Posted by Unknown Minggu, 05 Agustus 2012 0 komentar
Many years ago in 1986 I bought one board lot of shares in the Cafe de Coral fast food restaurant chain when the company had its IPO.  A few years later I sold the shares, but the company still  kept sending me dividend cheques and reports.  I wrote to the share registrar telling them I'd sold the shares, but they replied that the new owner had not registered them and therefore so far as they were concerned I was still the registered owner.  I have no idea why someone would buy shares and not bother to register them or collect the dividends, but the result is that for 20-odd years I have been receiving dividends on shares I no longer own.

Over those years, the company has done well (unlike other shares I have owned - one company went bust; another's shares are so worthless they would cost me more in broker's fees to sell than the amount I could sell them for) - well enough that I wish I'd bought more shares in the first place - 25 years of increased turnover, and continuous profit growth until Hong Kong's minimum wage law finally dented this record.

However, the downside of still receiving the dividends is that I still receive the company's reports.  These have grown with the business - having once been magazine-sized, the latest is 320 pages long and the thickness of a telephone directory, half in English and half in Chinese.  How many of these pages do I read?  Just one - the highlights, to see how the company is doing and what dividend it will pay.

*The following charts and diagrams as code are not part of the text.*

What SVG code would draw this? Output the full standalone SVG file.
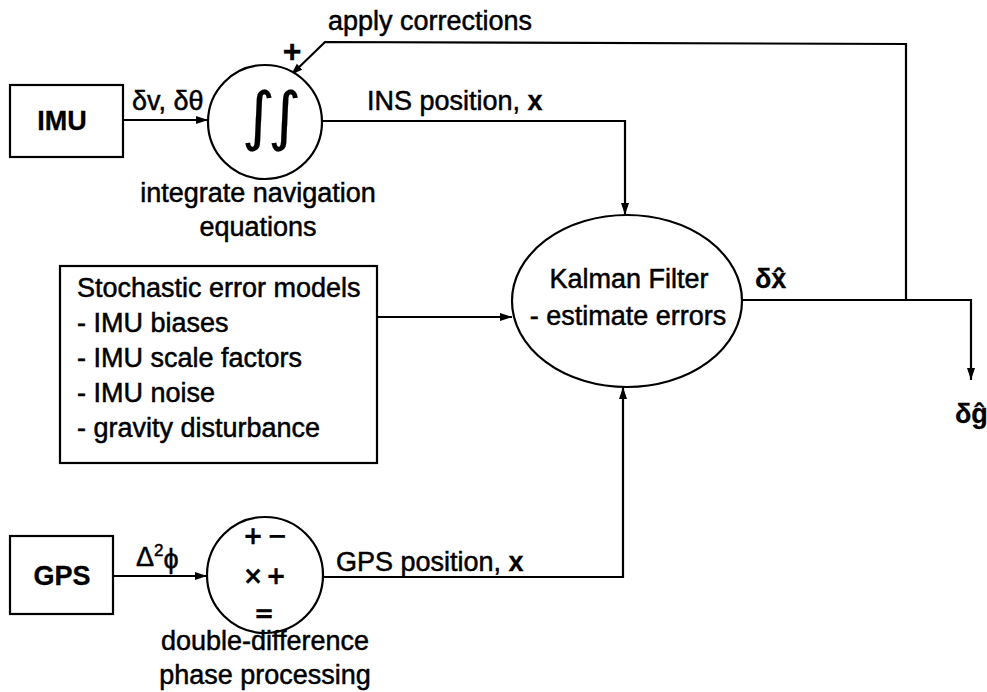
<svg xmlns="http://www.w3.org/2000/svg" width="987" height="692" viewBox="0 0 987 692">
<style>
  text { font-family: "Liberation Sans", Arial, "DejaVu Sans", sans-serif; font-size: 27px; fill: #000; stroke: #000; stroke-width: 0.5px; }
  .b { font-weight: bold; stroke-width: 0.3px; }
  .c { text-anchor: middle; }
  .shape { fill: #fff; stroke: #000; stroke-width: 2.2; }
  .wire { fill: none; stroke: #000; stroke-width: 2.2; }
  .sym { font-family: "DejaVu Sans", sans-serif; font-weight: bold; font-size: 24px; text-anchor: middle; stroke-width: 0.3px; }
</style>
<defs>
  <marker id="ah" viewBox="0 0 12 10" refX="12" refY="5" markerWidth="12" markerHeight="10" markerUnits="userSpaceOnUse" orient="auto">
    <path d="M0,1 L12,5 L0,9 Z" fill="#000"/>
  </marker>
</defs>
<rect width="987" height="692" fill="#fff"/>

<g id="connectors">
  <line class="wire" x1="123" y1="120" x2="208" y2="120" marker-end="url(#ah)"/>
  <polyline class="wire" points="322,121 625,121 625,215" marker-end="url(#ah)"/>
  <line class="wire" x1="377" y1="317" x2="512" y2="317" marker-end="url(#ah)"/>
  <line class="wire" x1="113" y1="576" x2="207" y2="576" marker-end="url(#ah)"/>
  <polyline class="wire" points="323,577 623,577 623,387" marker-end="url(#ah)"/>
  <polyline class="wire" points="743,300 971,300 971,380" marker-end="url(#ah)"/>
  <polyline class="wire" points="906,300 906,44 325,42 291,75" marker-end="url(#ah)"/>
  <text x="328" y="30">apply corrections</text>
  <text x="292" y="62" class="b c" style="font-size:32px">+</text>
  <text x="132" y="110">δv, δθ</text>
  <text x="367" y="110">INS position, <tspan class="b">x</tspan></text>
  <text x="136" y="566">Δ<tspan font-size="17" dy="-10">2</tspan><tspan dy="12">ϕ</tspan></text>
  <text x="336" y="571">GPS position, <tspan class="b">x</tspan></text>
  <text x="755" y="288" class="b">δx̂</text>
  <text x="955" y="423" class="b">δĝ</text>
</g>

<g id="imu">
  <rect class="shape" x="10" y="85" width="113" height="72"/>
  <text x="62" y="130" class="b c">IMU</text>
</g>

<g id="integrator">
  <circle class="shape" cx="265" cy="122" r="57"/>
  <text x="268" y="138" class="c" style="font-family:'DejaVu Sans',sans-serif;font-size:64px;letter-spacing:-7px;stroke-width:0.2px">∫∫</text>
  <text x="258" y="202" class="c">integrate navigation</text>
  <text x="258" y="236" class="c">equations</text>
</g>

<g id="error-models">
  <rect class="shape" x="60" y="266" width="317" height="197"/>
  <text x="77" y="297">Stochastic error models</text>
  <text x="77" y="332">- IMU biases</text>
  <text x="77" y="367">- IMU scale factors</text>
  <text x="77" y="402">- IMU noise</text>
  <text x="77" y="437">- gravity disturbance</text>
</g>

<g id="kalman">
  <ellipse class="shape" cx="627" cy="301" rx="115" ry="86"/>
  <text x="629" y="288" class="c">Kalman Filter</text>
  <text x="628" y="325" class="c">- estimate errors</text>
</g>

<g id="gps">
  <rect class="shape" x="10" y="536" width="103" height="78"/>
  <text x="62" y="585" class="b c">GPS</text>
</g>

<g id="double-difference">
  <circle class="shape" cx="265" cy="575" r="58"/>
  <text x="253" y="544" class="sym">+</text>
  <text x="277" y="544" class="sym">−</text>
  <text x="253" y="584" class="sym">×</text>
  <text x="276" y="584" class="sym">+</text>
  <text x="264" y="622" class="sym">=</text>
  <text x="265" y="650" class="c">double-difference</text>
  <text x="265" y="684" class="c">phase processing</text>
</g>
</svg>
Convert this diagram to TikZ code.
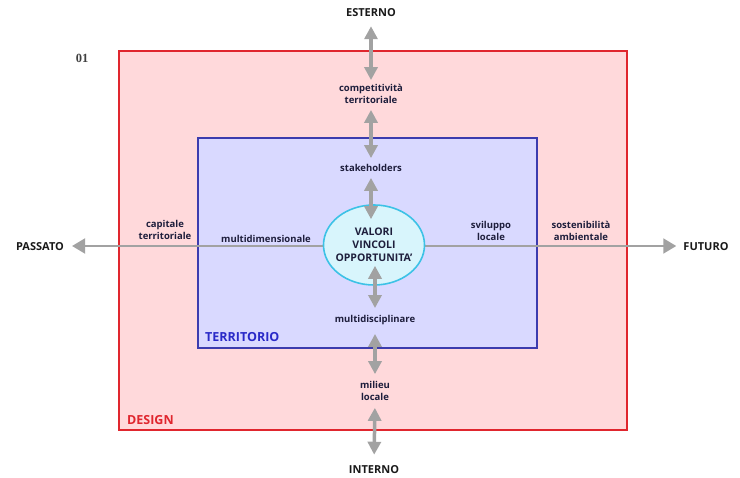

I strongly suspect that many small shareholders only glance at the highlights, which means that most of these pages are totally wasted.  Ironically, the cover of Cafe de Coral's latest annual report depicts a grove of fruit trees - ironic because at least that many trees were probably cut down to print it.  And while my copy goes straight to the recuycle bin, not all shareholders are so environmentally consciopus and a fair percentage of copies probably end up in landfills.

What can be done about this enormous waste of resources, with its negative impact on the environment?  Hong Kong Stock Exchange rules permit a company to print its report in English only, with a separate Chinese translation available to shareholders on request, but so far as I know, few companies take advantage of this.  But even that is not enough - why can't companies do as the London Exchange allows its listed companies to do: send out a brief highlights document only and send the full report only to shareholders who specifically request it?  After all, every company's full report is posted on its website anyway.

If we truly want to be "Asia's World City", shouldn't we be taking better care of the world?.